Am I happy to have been considered as a fitting candidate?
As it stands, I'll be watching the Convention from here in my lovely city of Syracuse and commenting from my easy-chair. (The next best thing to being there.) I have blogging-acquaintances who will be there to provide great insight and am very excited to see them getting recognition as the exciting new brand of journalists they are.
You can read all about the Convention bloggers at Daily Kos
Monday, July 05, 2004
What freedom means to me
On the Fourth of July we are supposed to pause and reflect on the amazing gift of liberty that we possess.
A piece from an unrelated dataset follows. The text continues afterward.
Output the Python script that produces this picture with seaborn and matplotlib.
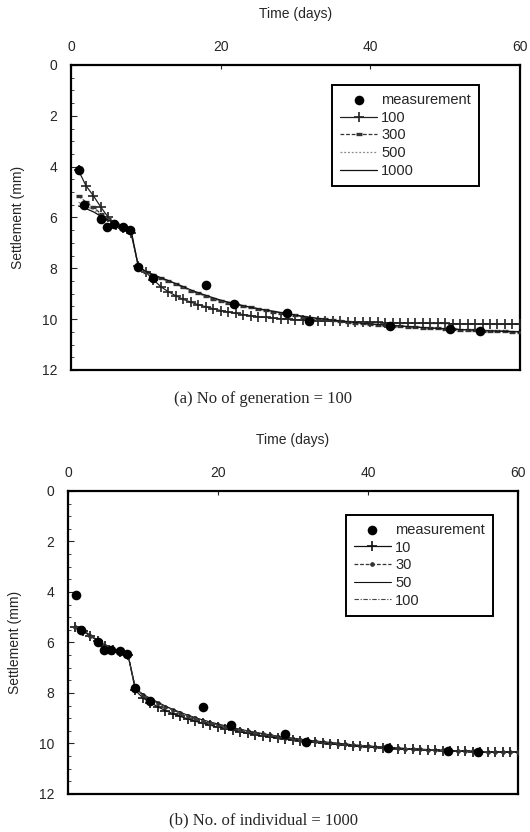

We should ask ourselves, “What does freedom mean to me?” Then we should write to our newspapers and say, “Well, for starters, not this
CHARLESTON, W.Va. -- A couple from Texas was taken out of a speech given by President Bush in West Virginia Sunday.
Police placed Nicole and Jeffery Rank of Corpus Christi in restraints after they entered the event with a ticket and then removed their clothes to reveal anti-Bush T-shirts, according to the acting director of the Capitol police in Charleston.
He said the two were asked to go out to the designated protest area, but refused.
As police rushed her out, Nicole Rank shouted that they were told they couldn't be there because they were wearing anti-Bush shirts.
Police say the two were issued citations for trespassing and released.
Oblivious to the irony involved, Bush proceeded to give lip service
the values of the day.
"On this Fourth of July, we confirm our love of freedom," Bush said. "But we also understand that freedom is not America's gift to the world; freedom is the Almighty God's gift to each man and woman in this world.
"And by serving that ideal, by never forgetting the values and the principles that have made this country so strong 228 years after our founding, we will bring hope to others and, at the same time, make America more secure," the president said, to loud applause.
If people won't throw him out for being a bad president, will they throw him out for being an embarassing one?